• Challenge
Print exactly the lines from the first one down to the line containing "const yTicks = [0, 0.2, 0.4, 0.6, 0.8, 1];", both ends included, with no pictures and nothing else.
** Begin Data provided **
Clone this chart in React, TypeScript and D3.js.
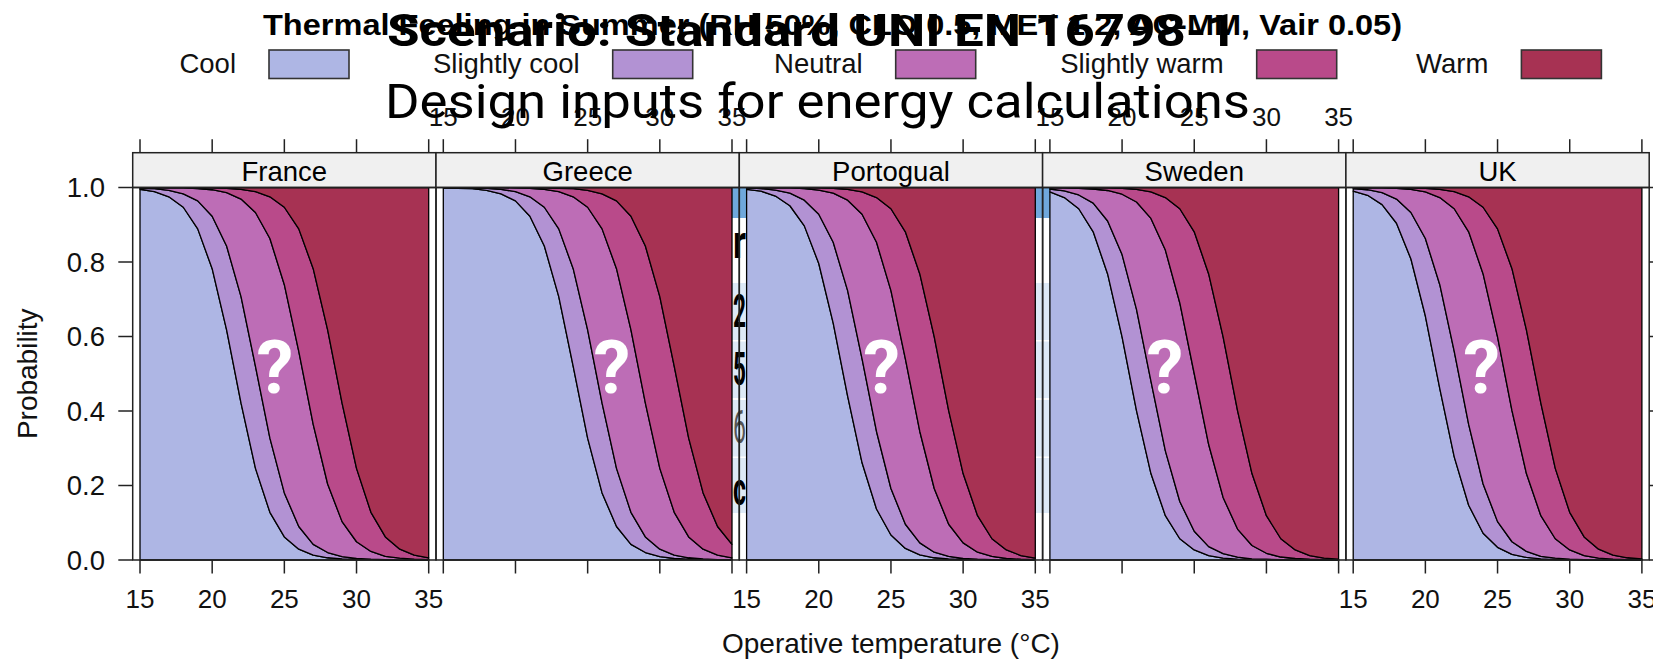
import * as d3 from "d3";
import { useEffect, useRef } from "react";

const temps = [15, 16, 17, 18, 19, 20, 21, 22, 23, 24, 25, 26, 27, 28, 29, 30, 31, 32, 33, 34, 35];
const countries = ["France", "Greece", "Portogual", "Sweden", "UK"];
const levels = ["Cool", "Slightly cool", "Neutral", "Slightly warm", "Warm"];
const xTicks = [15, 20, 25, 30, 35];
const yTicks = [0, 0.2, 0.4, 0.6, 0.8, 1];

// cumulative probability of feeling <= Cool, Slightly cool, Neutral, Slightly warm
const franceCum = [
  [0.995, 0.989, 0.975, 0.947, 0.889, 0.782, 0.618, 0.421, 0.246, 0.128, 0.062, 0.029, 0.013, 0.006, 0.003, 0.001, 0.001, 0, 0, 0, 0],
  [0.998, 0.997, 0.992, 0.983, 0.964, 0.923, 0.843, 0.707, 0.52, 0.327, 0.18, 0.09, 0.042, 0.02, 0.009, 0.004, 0.002, 0.001, 0, 0, 0],
  [1, 1, 0.999, 0.999, 0.997, 0.994, 0.986, 0.969, 0.933, 0.863, 0.739, 0.56, 0.364, 0.204, 0.103, 0.049, 0.023, 0.01, 0.005, 0.002, 0.001],
  [1, 1, 1, 1, 1, 0.999, 0.998, 0.995, 0.989, 0.975, 0.947, 0.889, 0.782, 0.618, 0.421, 0.246, 0.128, 0.062, 0.029, 0.013, 0.006],
];
const greeceCum = [
  [0.999, 0.998, 0.997, 0.992, 0.983, 0.964, 0.923, 0.843, 0.707, 0.52, 0.327, 0.18, 0.09, 0.042, 0.02, 0.009, 0.004, 0.002, 0.001, 0, 0],
  [1, 1, 0.999, 0.998, 0.995, 0.989, 0.975, 0.947, 0.889, 0.782, 0.618, 0.421, 0.246, 0.128, 0.062, 0.029, 0.013, 0.006, 0.003, 0.001, 0.001],
  [1, 1, 1, 1, 1, 0.999, 0.998, 0.995, 0.989, 0.975, 0.947, 0.889, 0.782, 0.618, 0.421, 0.246, 0.128, 0.062, 0.029, 0.013, 0.006],
  [1, 1, 1, 1, 1, 1, 1, 0.999, 0.998, 0.997, 0.992, 0.983, 0.964, 0.923, 0.843, 0.707, 0.52, 0.327, 0.18, 0.09, 0.042],
];
const portugalCum = [
  [0.995, 0.99, 0.977, 0.951, 0.897, 0.796, 0.636, 0.44, 0.261, 0.137, 0.067, 0.031, 0.014, 0.006, 0.003, 0.001, 0.001, 0, 0, 0, 0],
  [0.999, 0.997, 0.993, 0.985, 0.966, 0.928, 0.853, 0.723, 0.54, 0.345, 0.192, 0.096, 0.046, 0.021, 0.01, 0.004, 0.002, 0.001, 0, 0, 0],
  [1, 1, 0.999, 0.999, 0.997, 0.993, 0.985, 0.966, 0.928, 0.853, 0.723, 0.54, 0.345, 0.192, 0.096, 0.046, 0.021, 0.01, 0.004, 0.002, 0.001],
  [1, 1, 1, 1, 0.999, 0.999, 0.998, 0.995, 0.988, 0.973, 0.943, 0.881, 0.768, 0.599, 0.401, 0.232, 0.119, 0.057, 0.027, 0.012, 0.005],
];
const swedenCum = [
  [0.988, 0.973, 0.943, 0.881, 0.768, 0.599, 0.401, 0.232, 0.119, 0.057, 0.027, 0.012, 0.005, 0.002, 0.001, 0, 0, 0, 0, 0, 0],
  [0.996, 0.991, 0.98, 0.958, 0.91, 0.82, 0.673, 0.48, 0.293, 0.157, 0.077, 0.036, 0.017, 0.008, 0.003, 0.002, 0.001, 0, 0, 0, 0],
  [1, 0.999, 0.998, 0.996, 0.992, 0.982, 0.961, 0.917, 0.832, 0.69, 0.5, 0.31, 0.168, 0.083, 0.039, 0.018, 0.008, 0.004, 0.002, 0.001, 0],
  [1, 1, 1, 0.999, 0.999, 0.998, 0.995, 0.988, 0.973, 0.943, 0.881, 0.768, 0.599, 0.401, 0.232, 0.119, 0.057, 0.027, 0.012, 0.005, 0.002],
];
const ukCum = [
  [0.99, 0.979, 0.954, 0.904, 0.808, 0.655, 0.46, 0.277, 0.147, 0.072, 0.034, 0.015, 0.007, 0.003, 0.001, 0.001, 0, 0, 0, 0, 0],
  [0.997, 0.994, 0.986, 0.969, 0.933, 0.863, 0.739, 0.56, 0.364, 0.204, 0.103, 0.049, 0.023, 0.01, 0.005, 0.002, 0.001, 0, 0, 0, 0],
  [1, 0.999, 0.999, 0.998, 0.995, 0.988, 0.973, 0.943, 0.881, 0.768, 0.599, 0.401, 0.232, 0.119, 0.057, 0.027, 0.012, 0.005, 0.002, 0.001, 0],
  [1, 1, 1, 1, 0.999, 0.998, 0.995, 0.989, 0.975, 0.947, 0.889, 0.782, 0.618, 0.421, 0.246, 0.128, 0.062, 0.029, 0.013, 0.006, 0.003],
];
const cumByCountry = [franceCum, greeceCum, portugalCum, swedenCum, ukCum];

const levelColors = ["#aeb6e4", "#b292d3", "#bd6db6", "#b94a8a", "#a73253"];

const title = "Thermal Feeling in Summer (RH 50%, CLO 0.5, MET 1.2, AC-MM, Vair 0.05)";
const overlayTitle = "Scenario: Standard UNI EN 16798-1";
const overlaySub = "Design inputs for energy calculations";
// letters of the table that shows through the gap between Greece and Portogual
const gapLetters = ["r", "2", "5", "6", "c"];

export default function App() {
  const ref = useRef<SVGSVGElement>(null);

  useEffect(() => {
    const svg = d3.select(ref.current);
    svg.selectAll("*").remove();

    const sans = "'Liberation Sans', Arial, Helvetica, sans-serif";
    const roboto = "Roboto, 'Noto Sans', sans-serif";
    const left = 132.7;
    const panelW = 303.3;
    const stripTop = 152.7;
    const top = 187.5;
    const bottom = 560;
    const line = "#222";

    const y = d3.scaleLinear().domain([0, 1]).range([bottom, top]);
    const xFor = (i: number) =>
      d3.scaleLinear().domain([14.494, 35.506]).range([left + i * panelW, left + (i + 1) * panelW]);

    // things behind the chart, visible through the gaps
    const gapA = [xFor(1)(35), xFor(2)(15)];
    const gapB = [xFor(2)(35), xFor(3)(15)];
    const bg = svg.append("g");
    bg.append("rect")
      .attr("x", gapA[0])
      .attr("y", 188)
      .attr("width", gapB[1] - gapA[0])
      .attr("height", 30)
      .attr("fill", "#6fa8dc");
    [[283, 340], [341.5, 398], [400, 456.5], [458, 513]].forEach(([a, b]) => {
      bg.append("rect")
        .attr("x", gapA[0])
        .attr("y", a)
        .attr("width", gapB[1] - gapA[0])
        .attr("height", b - a)
        .attr("fill", "#dde9f6");
    });
    svg
      .append("clipPath")
      .attr("id", "gapclip")
      .append("rect")
      .attr("x", gapA[0])
      .attr("y", top)
      .attr("width", gapA[1] - gapA[0])
      .attr("height", bottom - top);
    const letterBase = [258, 327, 385, 443, 505];
    const lg = bg.append("g").attr("clip-path", "url(#gapclip)");
    gapLetters.forEach((ch, k) => {
      lg.append("text")
        .attr("x", gapA[0] + 1)
        .attr("y", letterBase[k])
        .attr("font-family", roboto)
        .attr("font-weight", ch === "6" ? 400 : 700)
        .attr("font-size", 46)
        .attr("fill", ch === "6" ? "#555" : "#000")
        .attr("textLength", 13)
        .attr("lengthAdjust", "spacingAndGlyphs")
        .text(ch);
    });

    const qx = [275, 612, 881.7, 1165, 1481.7];

    countries.forEach((name, i) => {
      const x = xFor(i);
      const x0 = left + i * panelW;
      const cum = cumByCountry[i];
      const lower = [temps.map(() => 0), ...cum];
      const upper = [...cum, temps.map(() => 1)];
      const g = svg.append("g");

      levels.forEach((_, k) => {
        const area = d3
          .area<number>()
          .x((t) => x(t))
          .y0((_, j) => y(lower[k][j]))
          .y1((_, j) => y(upper[k][j]));
        g.append("path")
          .attr("d", area(temps) as string)
          .attr("fill", levelColors[k])
          .attr("stroke", "#000")
          .attr("stroke-width", 1.3)
          .attr("stroke-linejoin", "round");
      });

      g.append("text")
        .attr("x", qx[i])
        .attr("y", 393)
        .attr("text-anchor", "middle")
        .attr("font-family", roboto)
        .attr("font-weight", 700)
        .attr("font-size", 74)
        .attr("fill", "#fff")
        .text("?");

      // strip
      g.append("rect")
        .attr("x", x0)
        .attr("y", stripTop)
        .attr("width", panelW)
        .attr("height", top - stripTop)
        .attr("fill", "#f0f0f0")
        .attr("stroke", line)
        .attr("stroke-width", 1.5);
      g.append("text")
        .attr("x", x0 + panelW / 2)
        .attr("y", 180.5)
        .attr("text-anchor", "middle")
        .attr("font-family", sans)
        .attr("font-size", 27.5)
        .attr("fill", "#000")
        .text(name);

      // panel border
      g.append("rect")
        .attr("x", x0)
        .attr("y", top)
        .attr("width", panelW)
        .attr("height", bottom - top)
        .attr("fill", "none")
        .attr("stroke", line)
        .attr("stroke-width", 1.5);

      // x ticks, labels alternate bottom / top
      xTicks.forEach((t) => {
        g.append("line")
          .attr("x1", x(t))
          .attr("x2", x(t))
          .attr("y1", bottom)
          .attr("y2", bottom + 13.5)
          .attr("stroke", line)
          .attr("stroke-width", 1.5);
        g.append("line")
          .attr("x1", x(t))
          .attr("x2", x(t))
          .attr("y1", stripTop)
          .attr("y2", stripTop - 13.5)
          .attr("stroke", line)
          .attr("stroke-width", 1.5);
        g.append("text")
          .attr("x", x(t))
          .attr("y", i % 2 === 0 ? 607.5 : 126)
          .attr("text-anchor", "middle")
          .attr("font-family", sans)
          .attr("font-size", 26)
          .attr("fill", "#111")
          .text(t);
      });
    });

    // y axis: labels on the left, ticks also on the right
    const xRight = left + countries.length * panelW;
    yTicks.forEach((v) => {
      svg.append("line")
        .attr("x1", left - 14.4)
        .attr("x2", left)
        .attr("y1", y(v))
        .attr("y2", y(v))
        .attr("stroke", line)
        .attr("stroke-width", 1.5);
      svg.append("line")
        .attr("x1", xRight)
        .attr("x2", xRight + 14.4)
        .attr("y1", y(v))
        .attr("y2", y(v))
        .attr("stroke", line)
        .attr("stroke-width", 1.5);
      svg.append("text")
        .attr("x", 105)
        .attr("y", y(v) + 9.5)
        .attr("text-anchor", "end")
        .attr("font-family", sans)
        .attr("font-size", 27.5)
        .attr("fill", "#111")
        .text(d3.format(".1f")(v));
    });

    svg.append("text")
      .attr("transform", `translate(37,${(top + bottom) / 2}) rotate(-90)`)
      .attr("text-anchor", "middle")
      .attr("font-family", sans)
      .attr("font-size", 28)
      .attr("fill", "#111")
      .text("Probability");

    svg.append("text")
      .attr("x", left + (countries.length * panelW) / 2)
      .attr("y", 653)
      .attr("text-anchor", "middle")
      .attr("font-family", sans)
      .attr("font-size", 28)
      .attr("fill", "#111")
      .text("Operative temperature (°C)");

    // legend
    const boxX = [269, 612.7, 895.7, 1256.7, 1521.4];
    levels.forEach((lv, k) => {
      svg.append("rect")
        .attr("x", boxX[k])
        .attr("y", 50)
        .attr("width", 80)
        .attr("height", 28.5)
        .attr("fill", levelColors[k])
        .attr("stroke", "#333")
        .attr("stroke-width", 1.6);
      svg.append("text")
        .attr("x", boxX[k] - 33)
        .attr("y", 73)
        .attr("text-anchor", "end")
        .attr("font-family", sans)
        .attr("font-size", 27.5)
        .attr("fill", "#111")
        .text(lv);
    });

    svg.append("text")
      .attr("x", 263)
      .attr("y", 35)
      .attr("font-family", sans)
      .attr("font-weight", 700)
      .attr("font-size", 30)
      .attr("textLength", 1139)
      .attr("lengthAdjust", "spacingAndGlyphs")
      .attr("fill", "#000")
      .text(title);

    // overlaid scenario captions
    svg.append("text")
      .attr("x", 387)
      .attr("y", 46)
      .attr("font-family", roboto)
      .attr("font-weight", 700)
      .attr("font-size", 44)
      .attr("textLength", 850)
      .attr("lengthAdjust", "spacingAndGlyphs")
      .attr("fill", "#000")
      .text(overlayTitle);
    svg.append("text")
      .attr("x", 385)
      .attr("y", 118)
      .attr("font-family", roboto)
      .attr("font-size", 49)
      .attr("textLength", 865)
      .attr("lengthAdjust", "spacingAndGlyphs")
      .attr("fill", "#000")
      .text(overlaySub);
  }, []);

  return (
    <svg
      ref={ref}
      width={1653}
      height={661}
      style={{ position: "absolute", left: 0, top: 0, background: "#fff" }}
    />
  );
}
** End Data provided **
• Response
Clone this chart in React, TypeScript and D3.js.
import * as d3 from "d3";
import { useEffect, useRef } from "react";

const temps = [15, 16, 17, 18, 19, 20, 21, 22, 23, 24, 25, 26, 27, 28, 29, 30, 31, 32, 33, 34, 35];
const countries = ["France", "Greece", "Portogual", "Sweden", "UK"];
const levels = ["Cool", "Slightly cool", "Neutral", "Slightly warm", "Warm"];
const xTicks = [15, 20, 25, 30, 35];
const yTicks = [0, 0.2, 0.4, 0.6, 0.8, 1];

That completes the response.